In member states of the European Economic Area which have implemented the Prospectus Directive (each, a "Relevant Member State"), this announcement and any offer, if made subsequently, is directed exclusively at persons who are "qualified investors" within the meaning of the Prospectus Directive. For these purposes, the expression "Prospectus Directive" means Directive 2003/71/EC (and amendments thereto, including the Directive 2010/73/EU), and includes any relevant implementing measure in the Relevant Member State.
No action has been taken that would permit an offering of the securities, a purchase of the securities or possession or distribution of this announcement in any jurisdiction where action for that purpose is required. Persons into whose possession this announcement comes are required to inform themselves about and to observe any such restrictions.
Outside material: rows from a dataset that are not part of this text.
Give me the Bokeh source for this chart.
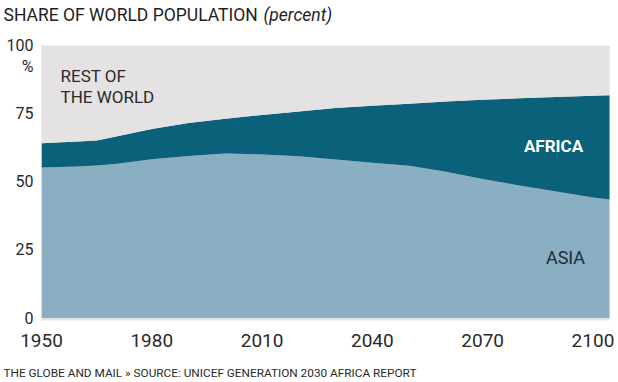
from bokeh.plotting import figure
from bokeh.models import ColumnDataSource, Label, FixedTicker, Range1d
from bokeh.layouts import column
from bokeh.embed import file_html
from bokeh.resources import INLINE

# ---- data ----
years = [1950, 1960, 1965, 1970, 1980, 1990, 2000, 2010, 2020, 2030, 2040,
         2050, 2060, 2070, 2080, 2090, 2100, 2105]
asia = [55.3, 55.7, 56.0, 56.6, 58.3, 59.5, 60.4, 60.1, 59.4, 58.2, 57.0,
        55.9, 53.7, 51.1, 48.7, 46.5, 44.3, 43.5]
africa = [8.9, 9.1, 9.2, 10.0, 11.1, 12.1, 12.8, 14.5, 16.5, 18.9, 21.0,
          22.8, 25.8, 29.1, 32.0, 34.7, 37.3, 38.3]
rest = [round(100 - a - b, 2) for a, b in zip(asia, africa)]
x_ticks = [1950, 1980, 2010, 2040, 2070, 2100]
y_ticks = [0, 25, 50, 75, 100]
pct_tick = 92.4  # position of the "%" unit mark under "100"

GRAY = "#e4e2e2"
TEAL = "#0b6179"
LIGHT = "#8aafc2"
TXT = "#2a2a2a"
FONT = "Roboto"
W = 618

X0, X1 = 1950, 2104.5
Y0, Y1 = -0.9, 100.1


def text_fig(h, top):
    f = figure(width=W, height=h, x_range=Range1d(0, W), y_range=Range1d(top + h, top),
               output_backend="svg", toolbar_location=None,
               x_axis_location=None, y_axis_location=None,
               min_border=0, outline_line_color=None, frame_align=False,
               background_fill_color="white", border_fill_color="white")
    f.grid.visible = False
    return f


def lab(fig, text, x, y, size, color=TXT, align="left", style="normal"):
    fig.add_layout(Label(x=x, y=y, text=text, text_font=FONT,
                         text_font_size=size, text_color=color, text_align=align,
                         text_baseline="middle", text_font_style=style))


# ---- header (page y 0..30) ----
head = text_fig(30, 0)
lab(head, "SHARE OF WORLD POPULATION", 3, 14, "17.5px", color="#1e1e1e")
lab(head, "(percent)", 263, 14, "17.5px", color="#1e1e1e", style="italic")

# ---- main chart (page y 30..356; frame x 41..609, y 45..320) ----
p = figure(width=W, height=326, x_range=Range1d(X0, X1), y_range=Range1d(Y0, Y1),
           output_backend="svg", toolbar_location=None, frame_align=False,
           min_border_left=41, min_border_right=9, min_border_top=15, min_border_bottom=36,
           background_fill_color=GRAY, border_fill_color="white", outline_line_color=None)
p.grid.visible = False

src = ColumnDataSource(dict(year=years, asia=asia, africa=africa, rest=rest))
p.varea_stack(["asia", "africa", "rest"], x="year", source=src, color=[LIGHT, TEAL, GRAY])

for ax in (p.xaxis, p.yaxis):
    ax.axis_line_color = None
    ax.major_tick_line_color = None
    ax.minor_tick_line_color = None
    ax.major_tick_out = 0
    ax.major_tick_in = 0
    ax.major_label_text_font = FONT
    ax.major_label_text_color = TXT

p.yaxis.ticker = FixedTicker(ticks=y_ticks + [pct_tick])
p.yaxis.major_label_overrides = {pct_tick: "%"}
p.yaxis.major_label_text_font_size = "16px"
p.yaxis.major_label_standoff = 8
p.xaxis.ticker = FixedTicker(ticks=x_ticks)
p.xaxis.major_label_text_font_size = "19px"
p.xaxis.major_label_standoff = 13


def PX(px):
    return X0 + (px - 41) * (X1 - X0) / 568.0


def PY(py):
    return Y0 + (320 - py) * (Y1 - Y0) / 275.0


lab(p, "REST OF", PX(60), PY(75), "17px")
lab(p, "THE WORLD", PX(60), PY(96), "17px")
lab(p, "AFRICA", PX(553), PY(145.5), "17px", color="white", align="center", style="bold")
lab(p, "ASIA", PX(565), PY(257), "18px", color="#1c2c38", align="center")

# ---- footer (page y 356..382) ----
foot = text_fig(26, 356)
lab(foot, "THE GLOBE AND MAIL \u00bb SOURCE: UNICEF GENERATION 2030 AFRICA REPORT", 3, 372, "11.8px")

layout = column(head, p, foot, spacing=0)
open("out.html", "w").write(file_html(layout, INLINE))
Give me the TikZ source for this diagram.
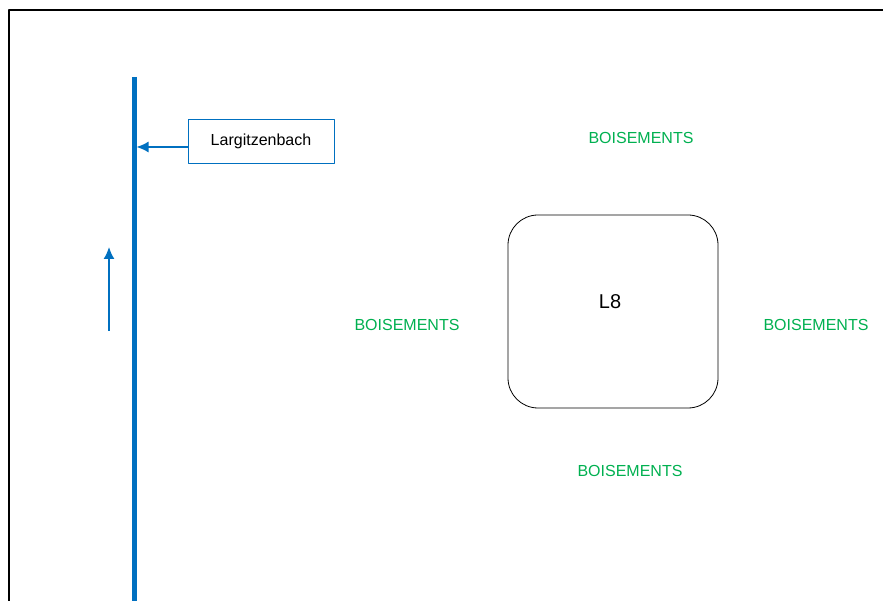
\documentclass[tikz,border=0pt]{standalone}
\usepackage{fontspec}
\setmainfont{Liberation Sans}
\usetikzlibrary{arrows.meta}
\definecolor{riverblue}{HTML}{0070C0}
\definecolor{woodgreen}{HTML}{00B050}
\begin{document}
\begin{tikzpicture}[x=1pt, y=-1pt, >={Latex[length=12pt,width=11pt]}, line join=round,
	wood/.style={text=woodgreen, font=\fontsize{16}{19}\selectfont},
	parcel/.style={draw, thick, rounded corners=30pt, minimum width=210pt, minimum height=193pt},
	tag/.style={draw=riverblue, line width=0.8pt, minimum width=146pt, minimum height=44pt, font=\fontsize{16}{19}\selectfont},
	river/.style={draw=riverblue, line width=5pt},
	flow/.style={->, draw=riverblue, line width=1.6pt}]
	\useasboundingbox (0,0) rectangle (883,601);
	\draw[line width=2.2pt] (883,10) -- (9,10) -- (9,601); % cadre
	% cours d'eau
	\coordinate (rtop) at (134,77); \coordinate (rbot) at (134,601);
	\draw[river] (rtop) -- (rbot);
	\node[tag] (largi) at (261,141) {Largitzenbach};
	\coordinate (astart) at ([yshift=-6pt]largi.west);
	\draw[flow] (astart) -- ([xshift=2.5pt]astart -| rtop);
	\coordinate (fbot) at (109,331); \coordinate (ftop) at (109,247);
	\draw[flow] (fbot) -- (ftop);
	% parcelle
	\node[parcel] (l8) at (613,311.5) {};
	\node[font=\fontsize{20}{24}\selectfont] (l8name) at (610,302) {L8};
	\node[wood] (bN) at (641,138) {BOISEMENTS};
	\node[wood] (bW) at (407,325) {BOISEMENTS};
	\node[wood] (bE) at (816,325) {BOISEMENTS};
	\node[wood] (bS) at (630,471) {BOISEMENTS};
\end{tikzpicture}
\end{document}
This information contains forward-looking statements that are based upon current views and assumptions of the E.ON SE management, which were made to its best knowledge. Forward-looking statements are subject to known and unknown risks, uncertainties and other factors which could cause the earnings position, profitability, performance or the results of E.ON SE to differ materially from the earnings position, profitability, performance or the results expressly or implicitly assumed or described in these forward-looking statements. In consideration of these risks, uncertainties and other factors, persons receiving these documents are advised not to rely on these forward-looking statements. E.ON SE does not assume any liability or guarantee for such forward-looking statements and will not adjust them to any future results and developments.